How Vertical motion connects across the course

Free fall (Unit 1)

Free fall is vertical motion in its purest form, when gravity is the only force acting. A dropped ball, a ball thrown straight up, and a ball thrown straight down are all in free fall the moment they leave your hand.

Acceleration due to gravity (Unit 1)

The number that makes vertical motion solvable. Near Earth's surface, g is about 9.8 m/s² downward and it does not depend on mass, which is why a bowling ball and a marble dropped together hit the ground at the same time (ignoring air resistance).

Projectile motion (Unit 1)

A projectile is just vertical motion and horizontal motion happening at the same time, independently. The vertical component accelerates at g while the horizontal component coasts at constant velocity. Solve them separately and time is the variable that links them.

Forces and Newton's second law (Unit 2)

Vertical motion explains why g is the same for everything. Gravitational force equals mg, so when you divide by mass in F = ma, the mass cancels and every object accelerates at g.

Is Vertical motion on the AP® Physics 1 exam?

Vertical motion shows up constantly even when the question never says the phrase. Classic MCQ stems include a ball thrown straight up (what are velocity and acceleration at the peak?), objects of different masses dropped together, and ranking the speed of a ball at the same height going up versus coming down. The acceleration-at-the-peak question is a famous trap, since the answer is 9.8 m/s² downward, not zero. On FRQs, vertical motion is usually the engine inside a projectile or kinematics problem. You'll need to choose a positive direction, keep your signs consistent for velocity and acceleration, and use a kinematics equation to solve for time, height, or final velocity. Graph questions are common too, so be ready to recognize that vertical free-fall motion gives a straight-line velocity-time graph with slope -g and a parabolic position-time graph.

Vertical motion vs Free fall

Vertical motion is the broader category, any up-down movement at all, including an elevator rising at constant speed or a parachutist with air resistance. Free fall is the special case where gravity is the only force, so the acceleration is exactly g. All free fall is vertical motion (or has a vertical component), but not all vertical motion is free fall. On the exam, 'free fall' is your signal to set a = 9.8 m/s² downward and ignore everything else.

Key things to remember about Vertical motion

  • Vertical motion near Earth's surface has a constant acceleration of about 9.8 m/s² directed downward, so the constant-acceleration kinematics equations apply.

  • At the top of a thrown object's path, the velocity is zero but the acceleration is still 9.8 m/s² downward; this is one of the most common trap answers on the exam.
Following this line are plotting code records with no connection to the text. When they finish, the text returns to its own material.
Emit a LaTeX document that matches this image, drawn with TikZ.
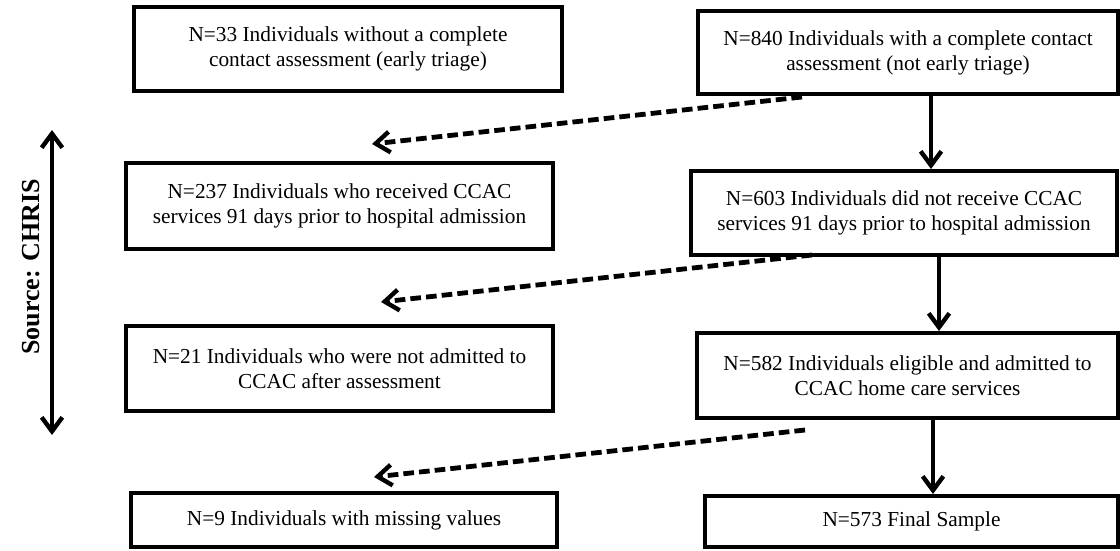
\documentclass[tikz,border=0pt]{standalone}
\usepackage{fontspec}
\setmainfont{Liberation Serif}
\usetikzlibrary{arrows.meta}
\begin{document}
\begin{tikzpicture}[x=0.75pt,y=-0.75pt,
  box/.style={draw,line width=3pt,align=center,font=\fontsize{16}{18.6}\selectfont,inner sep=0pt},
  tip/.tip={Straight Barb[length=10.5pt,width=15.5pt,line width=3.3pt]},
  solidarrow/.style={line width=3.2pt,-tip},
  dasharrow/.style={line width=3.6pt,dash pattern=on 8pt off 3.8pt,-tip}]
\useasboundingbox (0,0) rectangle (1120,550);
\node[box,minimum width=428*0.75pt,minimum height=84*0.75pt] (a) at (348,49) {N=33 Individuals without a complete\\contact assessment (early triage)};
\node[box,minimum width=420*0.75pt,minimum height=83*0.75pt] (b) at (908,52.5) {N=840 Individuals with a complete contact\\assessment (not early triage)};
\node[box,minimum width=427*0.75pt,minimum height=86*0.75pt] (c) at (339.5,206) {N=237 Individuals who received CCAC\\services 91 days prior to hospital admission};
\node[box,minimum width=426*0.75pt,minimum height=84*0.75pt] (d) at (904,213) {N=603 Individuals did not receive CCAC\\services 91 days prior to hospital admission};
\node[box,minimum width=427*0.75pt,minimum height=85*0.75pt] (e) at (339.5,368.5) {N=21 Individuals who were not admitted to\\CCAC after assessment};
\node[box,minimum width=421*0.75pt,minimum height=85*0.75pt] (f) at (907.5,375.5) {N=582 Individuals eligible and admitted to\\CCAC home care services};
\node[box,minimum width=426*0.75pt,minimum height=54*0.75pt] (g) at (344,520) {N=9 Individuals with missing values};
\node[box,minimum width=413*0.75pt,minimum height=51*0.75pt] (h) at (911.5,521.5) {N=573 Final Sample};
\coordinate (s1) at (802,97);
\coordinate (t1) at (372,144);
\coordinate (s2) at (812,255);
\coordinate (t2) at (381,302);
\coordinate (s3) at (805,430);
\coordinate (t3) at (374,477);
\coordinate (u) at (52,130);
\coordinate (l) at (52,435);
\draw[solidarrow] (b.south -| 931,0) -- (d.north -| 931,0);
\draw[solidarrow] (d.south -| 939,0) -- (f.north -| 939,0);
\draw[solidarrow] (f.south -| 933,0) -- (h.north -| 933,0);
\draw[dasharrow] (s1) -- (t1);
\draw[dasharrow] (s2) -- (t2);
\draw[dasharrow] (s3) -- (t3);
\draw[line width=3pt,tip-tip] (u) -- (l);
\node[rotate=90,font=\fontsize{19.5}{22}\selectfont\bfseries] (src) at (31,267) {Source: CHRIS};
\end{tikzpicture}
\end{document}
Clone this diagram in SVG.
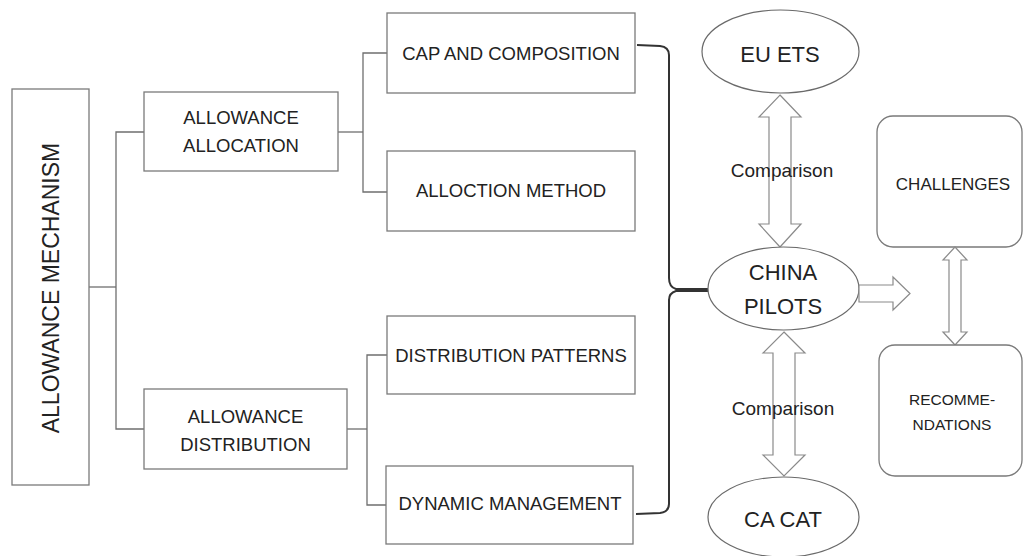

  • Acceleration due to gravity does not depend on mass, so a heavy and a light object dropped together hit the ground at the same time when air resistance is negligible.

  • In projectile motion, the vertical component behaves exactly like an object thrown straight up or dropped, completely independent of the horizontal motion.

  • For an object launched up and returning to the same height, the time up equals the time down, and the speed at any given height is the same going up as coming down.

  • Pick a positive direction at the start of every vertical motion problem and keep velocity and acceleration signs consistent with it.

Frequently asked questions about Vertical motion

What is vertical motion in AP Physics 1?

Vertical motion is movement along the up-down axis, where gravity produces a constant downward acceleration of about 9.8 m/s². Because the acceleration is constant, you can solve these problems with the standard kinematics equations from Unit 1.

Is the acceleration zero at the top of a ball's flight?

No. The velocity is zero for an instant at the peak, but the acceleration is still 9.8 m/s² downward the whole time. If acceleration were zero at the top, the ball would just hover there.

How is vertical motion different from free fall?

Free fall is vertical motion where gravity is the only force, giving an acceleration of exactly g. Vertical motion is the broader idea and can include other forces, like air resistance on a parachutist or the normal force in a moving elevator.

Do heavier objects fall faster than lighter ones?

No, not when air resistance is negligible. Gravitational force is proportional to mass, so the mass cancels in Newton's second law and every object accelerates at the same 9.8 m/s². This is a favorite AP misconception question.

How does vertical motion connect to projectile motion?

A projectile's motion splits into independent horizontal and vertical parts. The vertical part is ordinary vertical motion with acceleration g, the horizontal part moves at constant velocity, and the time of flight links the two.